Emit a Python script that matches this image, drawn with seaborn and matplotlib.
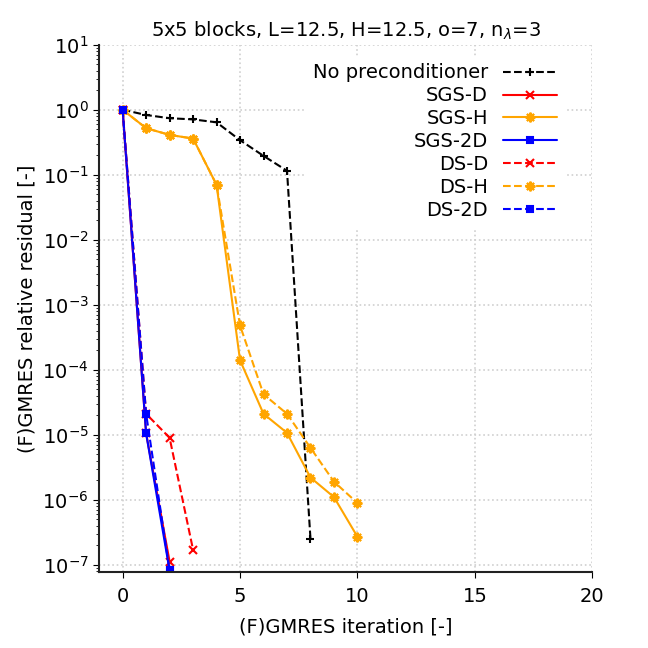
import numpy as np
import matplotlib
matplotlib.use('Agg')
import matplotlib.pyplot as plt
import seaborn as sns

# residual histories
it_none = [0, 1, 2, 3, 4, 5, 6, 7, 8]
res_none = [1.0, 0.83, 0.74, 0.71, 0.64, 0.34, 0.195, 0.115, 2.5e-7]

it_sgs_d = [0, 1, 2]
res_sgs_d = [1.0, 1.05e-5, 1.12e-7]

it_sgs_h = [0, 1, 2, 3, 4, 5, 6, 7, 8, 9, 10]
res_sgs_h = [1.0, 0.52, 0.41, 0.36, 0.07, 1.4e-4, 2.1e-5, 1.07e-5, 2.2e-6, 1.1e-6, 2.7e-7]

it_sgs_2d = [0, 1, 2]
res_sgs_2d = [1.0, 1.05e-5, 8.2e-8]

it_ds_d = [0, 1, 2, 3]
res_ds_d = [1.0, 2.1e-5, 9e-6, 1.7e-7]

it_ds_h = [0, 1, 2, 3, 4, 5, 6, 7, 8, 9, 10]
res_ds_h = [1.0, 0.52, 0.41, 0.36, 0.07, 4.8e-4, 4.2e-5, 2.1e-5, 6.3e-6, 1.9e-6, 8.9e-7]

it_ds_2d = [0, 1, 2]
res_ds_2d = [1.0, 2.1e-5, 8.2e-8]

labels = ['No preconditioner', 'SGS-D', 'SGS-H', 'SGS-2D', 'DS-D', 'DS-H', 'DS-2D']
colors = ['black', 'red', 'orange', 'blue', 'red', 'orange', 'blue']
markers = ['+', 'x', 'star', 's', 'x', 'star', 's']
dashes = ['--', '-', '-', '-', '--', '--', '--']

sns.set_style('white')
plt.rcParams['font.family'] = ['DejaVu Sans']
plt.rcParams['text.color'] = 'black'
plt.rcParams['axes.labelcolor'] = 'black'
plt.rcParams['xtick.color'] = 'black'
plt.rcParams['ytick.color'] = 'black'

fig = plt.figure(figsize=(6.48, 6.48), dpi=100)
ax = fig.add_axes([0.153, 0.117, 0.761, 0.814])

series = [(it_none, res_none), (it_sgs_d, res_sgs_d), (it_sgs_h, res_sgs_h),
          (it_sgs_2d, res_sgs_2d), (it_ds_d, res_ds_d), (it_ds_h, res_ds_h),
          (it_ds_2d, res_ds_2d)]
for (x, y), lab, c, m, ls in zip(series, labels, colors, markers, dashes):
    ms = {'s': 5, 'star': 7}.get(m, 6)
    sns.lineplot(x=x, y=y, ax=ax, label=lab, color=c, marker='o', linestyle=ls,
                 linewidth=1.5, markersize=ms, markeredgewidth=1.5,
                 markeredgecolor=c, markerfacecolor=c)
    line = ax.lines[-1]
    # asterisk marker set directly on the line
    line.set_marker((8, 2, 0) if m == 'star' else m)

ax.set_yscale('log')
ax.set_xlim(-1, 20)
ax.set_ylim(7.7e-8, 10)
ax.set_xticks([0, 5, 10, 15, 20])
ax.grid(True, which='major', linestyle=':', color='#d0d0d0', linewidth=1.2)
ax.tick_params(axis='both', which='major', labelsize=14, direction='out',
               length=4, left=True, bottom=True, colors='black')
ax.tick_params(axis='x', which='major', pad=7)
ax.tick_params(axis='y', which='minor', direction='out', length=2, left=True)
ax.yaxis.set_minor_locator(matplotlib.ticker.LogLocator(base=10, subs=np.arange(2, 10), numticks=20))
for s in ['top', 'right']:
    ax.spines[s].set_visible(False)
for s in ['left', 'bottom']:
    ax.spines[s].set_color('#222222')
    ax.spines[s].set_linewidth(1.5)

ax.set_xlabel('(F)GMRES iteration [-]', fontsize=14, labelpad=8)
ax.set_ylabel('(F)GMRES relative residual [-]', fontsize=14)
ax.set_title(r'5x5 blocks, L=12.5, H=12.5, o=7, n$_\lambda$=3', fontsize=14)

leg = ax.legend(loc='upper right', bbox_to_anchor=(0.96, 0.994), markerfirst=False,
                fontsize=14, frameon=True, handlelength=2.8, handletextpad=0.75,
                labelspacing=0.2, borderaxespad=0.4)
leg.get_frame().set_facecolor('white')
leg.get_frame().set_edgecolor('white')
leg.get_frame().set_alpha(1.0)
for h, m in zip(leg.legend_handles, markers):
    h.set_marker((8, 2, 0) if m == 'star' else m)

fig.savefig('out.png', dpi=100)
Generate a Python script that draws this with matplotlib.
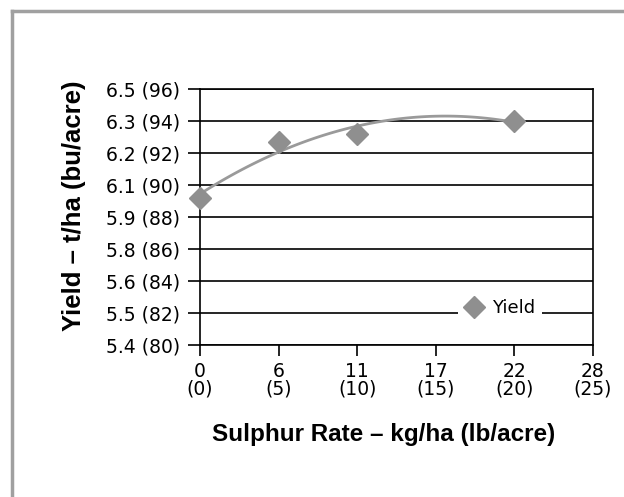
import numpy as np
import matplotlib
matplotlib.use("Agg")
import matplotlib.pyplot as plt
from matplotlib.lines import Line2D

# axis ticks: kg/ha with lb/acre in brackets, t/ha with bu/acre in brackets
rate_kg = [0, 6, 11, 17, 22, 28]
rate_lb = [0, 5, 10, 15, 20, 25]
yield_t = [5.4, 5.5, 5.6, 5.8, 5.9, 6.1, 6.2, 6.3, 6.5]
yield_bu = [80, 82, 84, 86, 88, 90, 92, 94, 96]

# measured points (lb/acre, bu/acre)
pts_lb = [0, 5, 10, 20]
pts_bu = [89.2, 92.7, 93.2, 94.0]

grey = "#8f8f8f"
plt.rcParams['font.family'] = ['DejaVu Sans']

fig = plt.figure(figsize=(6.24, 4.97), dpi=100)
ax = fig.add_axes([200/624, 1-345/497, 393/624, 256/497])

# quadratic trend line like the spreadsheet one
c = np.polyfit(pts_lb, pts_bu, 2)
xx = np.linspace(0, 20, 100)
ax.plot(xx, np.polyval(c, xx), color="#9a9a9a", lw=2, zorder=2)
ax.plot(pts_lb, pts_bu, "D", color=grey, ms=11, ls="none", label="Yield",
        zorder=3, clip_on=False)

ax.set_xlim(0, 25)
ax.set_ylim(80, 96)
ax.set_xticks(rate_lb)
ax.set_xticklabels([f"{k}\n({l})" for k, l in zip(rate_kg, rate_lb)],
                   fontsize=13.5, linespacing=0.9)
ax.set_yticks(yield_bu)
ax.set_yticklabels([f"{t} ({b})" for t, b in zip(yield_t, yield_bu)], fontsize=13.5)
ax.yaxis.grid(True, color="black", lw=1.2)
ax.set_axisbelow(True)
for s in ax.spines.values():
    s.set_linewidth(1.2)
ax.tick_params(axis="x", length=8, width=1.2, pad=4)
ax.tick_params(axis="y", length=8.5, width=1.2, pad=6)

lab = dict(fontweight="bold", family=['Liberation Sans', 'DejaVu Sans'])
ax.set_xlabel("Sulphur Rate – kg/ha (lb/acre)", fontsize=17.5, **lab)
ax.set_ylabel("Yield – t/ha (bu/acre)", fontsize=18.5, **lab)
ax.xaxis.set_label_coords(0.466, -0.305)
ax.yaxis.set_label_coords(-0.29, 0.543)

leg = ax.legend(loc="center", bbox_to_anchor=(0.763, 0.145), frameon=True,
                facecolor="white", edgecolor="none", framealpha=1,
                fontsize=13, handletextpad=0.5, borderpad=0.4,
                borderaxespad=0, handlelength=1.0, fancybox=False)

# grey frame around the figure (left and top only visible)
fig.add_artist(Line2D([12/624, 12/624], [0, 1-11/497], color="#a0a0a0", lw=2.5))
fig.add_artist(Line2D([12/624, 1], [1-11/497, 1-11/497], color="#a0a0a0", lw=2.5))

fig.savefig("out.png", dpi=100)
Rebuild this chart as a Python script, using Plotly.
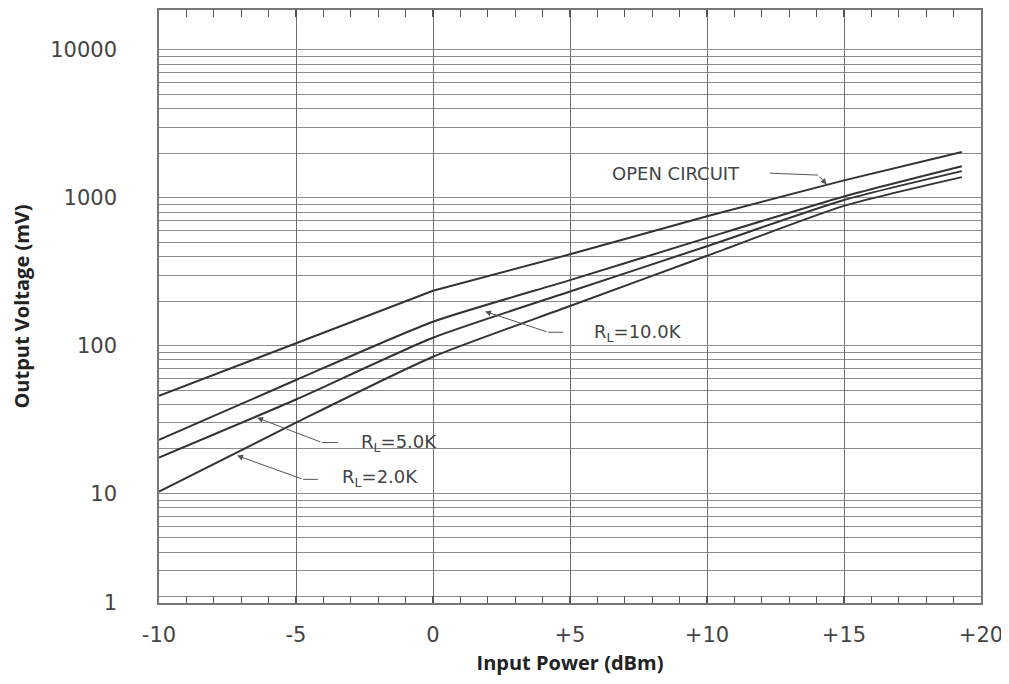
import math
import plotly.graph_objects as go

# ---- data ----
input_power = [-10, -5, 0, 5, 10, 15, 19.3]
v_open = [45.7, 103, 235, 414, 750, 1310, 2040]
v_10k = [23, 58.5, 145, 277, 535, 1020, 1634]
v_5k = [17.5, 43.2, 113, 232, 470, 965, 1513]
v_2k = [10.3, 30.1, 84, 185, 405, 880, 1378]

x_tickvals = [-10, -5, 0, 5, 10, 15, 20]
x_ticktext = ["-10", "-5", "0", "+5", "+10", "+15", "+20"]
y_bottom = 1.815
y_top = 18600
y_tickvals = [y_bottom, 10, 100, 1000, 10000]
y_ticktext = ["1", "10", "100", "1000", "10000"]

LINE = "#333333"
GRID = "#8c8c8c"
TXT = "#444444"

fig = go.Figure()
fig.add_trace(go.Scatter(x=input_power, y=v_open, mode="lines",
                         line=dict(color=LINE, width=2), hoverinfo="skip"))
for ys in (v_10k, v_5k, v_2k):
    fig.add_trace(go.Scatter(x=input_power, y=ys, mode="lines",
                             line=dict(color=LINE, width=2, shape="spline", smoothing=0.6),
                             hoverinfo="skip"))

minor_vals = [m * 10 ** d for d in range(0, 5) for m in range(2, 10) if y_bottom < m * 10 ** d < y_top]

fig.update_layout(
    width=1001, height=675,
    margin=dict(l=151, r=28, t=0, b=80),
    paper_bgcolor="white", plot_bgcolor="white",
    showlegend=False,
    xaxis=dict(
        range=[-10, 20], tickmode="array", tickvals=x_tickvals, ticktext=x_ticktext,
        showgrid=True, gridcolor="#6e6e6e", gridwidth=1,
        showline=True, linecolor="#777777", linewidth=1.5, mirror="allticks",
        ticks="inside", ticklen=7, tickcolor="#555555", tickwidth=1.5,
        minor=dict(dtick=1, ticks="inside", ticklen=7, tickcolor="#555555", tickwidth=1, showgrid=False),
        tickfont=dict(family="DejaVu Sans", size=21, color=TXT),
        ticklabelstandoff=12,
        zeroline=False,
        title=dict(text="<b>Input Power (dBm)</b>", font=dict(family="Open Sans", size=20, color="#222222"), standoff=10),
    ),
    yaxis=dict(
        type="log", range=[math.log10(y_bottom), math.log10(y_top)],
        tickmode="array", tickvals=y_tickvals, ticktext=y_ticktext,
        showgrid=True, gridcolor=GRID, gridwidth=1,
        minor=dict(tickmode="array", tickvals=minor_vals, showgrid=True, gridcolor=GRID, gridwidth=1, ticks=""),
        showline=True, linecolor="#777777", linewidth=1.5, mirror=True,
        ticks="", tickfont=dict(family="DejaVu Sans", size=21, color=TXT),
        ticklabelstandoff=36,
        zeroline=False,
        title=dict(text="<b>Output Voltage (mV)</b>", font=dict(family="Open Sans", size=20, color="#222222"), standoff=22),
    ),
)

# ---- labels with leader arrows ----
labels = [
    # text, text x, text log-y, tail x, tail y(data), corner x, corner y, head x, head y
    ("OPEN CIRCUIT", 8.87, 3.166, 12.30, 10 ** 3.166, 14.05, 10 ** 3.153, 14.37, 10 ** 3.090),
    ("R<sub>L</sub>=10.0K", 7.48, 2.083, 4.74, 10 ** 2.090, 4.20, 10 ** 2.090, 1.90, 10 ** 2.231),
    ("R<sub>L</sub>=5.0K", -1.24, 1.344, -3.47, 10 ** 1.344, -4.05, 10 ** 1.344, -6.42, 10 ** 1.512),
    ("R<sub>L</sub>=2.0K", -1.93, 1.101, -4.20, 10 ** 1.095, -4.74, 10 ** 1.095, -7.15, 10 ** 1.256),
]
for text, tx, ty, x0, y0, x1, y1, hx, hy in labels:
    fig.add_annotation(x=tx, y=ty, xref="x", yref="y", text=text, showarrow=False,
                       font=dict(family="DejaVu Sans", size=18, color=TXT))
    fig.add_shape(type="line", xref="x", yref="y", x0=x0, y0=y0, x1=x1, y1=y1,
                  line=dict(color="#555555", width=1))
    fig.add_annotation(x=hx, y=math.log10(hy), ax=x1, ay=math.log10(y1),
                       xref="x", yref="y", axref="x", ayref="y", text="",
                       showarrow=True, arrowhead=2, arrowsize=1.2, arrowwidth=1,
                       arrowcolor="#555555", standoff=0, startstandoff=0)

fig.write_html("out.html")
━━━━━━━━
* [What you have to do]
Leave the pictures out and reproduce exactly the lines from the top of the listing above through the line with "res_ds_2d = [1.0, 2.1e-5, 8.2e-8]".

* [Correct response]
Emit a Python script that matches this image, drawn with seaborn and matplotlib.
import numpy as np
import matplotlib
matplotlib.use('Agg')
import matplotlib.pyplot as plt
import seaborn as sns

# residual histories
it_none = [0, 1, 2, 3, 4, 5, 6, 7, 8]
res_none = [1.0, 0.83, 0.74, 0.71, 0.64, 0.34, 0.195, 0.115, 2.5e-7]

it_sgs_d = [0, 1, 2]
res_sgs_d = [1.0, 1.05e-5, 1.12e-7]

it_sgs_h = [0, 1, 2, 3, 4, 5, 6, 7, 8, 9, 10]
res_sgs_h = [1.0, 0.52, 0.41, 0.36, 0.07, 1.4e-4, 2.1e-5, 1.07e-5, 2.2e-6, 1.1e-6, 2.7e-7]

it_sgs_2d = [0, 1, 2]
res_sgs_2d = [1.0, 1.05e-5, 8.2e-8]

it_ds_d = [0, 1, 2, 3]
res_ds_d = [1.0, 2.1e-5, 9e-6, 1.7e-7]

it_ds_h = [0, 1, 2, 3, 4, 5, 6, 7, 8, 9, 10]
res_ds_h = [1.0, 0.52, 0.41, 0.36, 0.07, 4.8e-4, 4.2e-5, 2.1e-5, 6.3e-6, 1.9e-6, 8.9e-7]

it_ds_2d = [0, 1, 2]
res_ds_2d = [1.0, 2.1e-5, 8.2e-8]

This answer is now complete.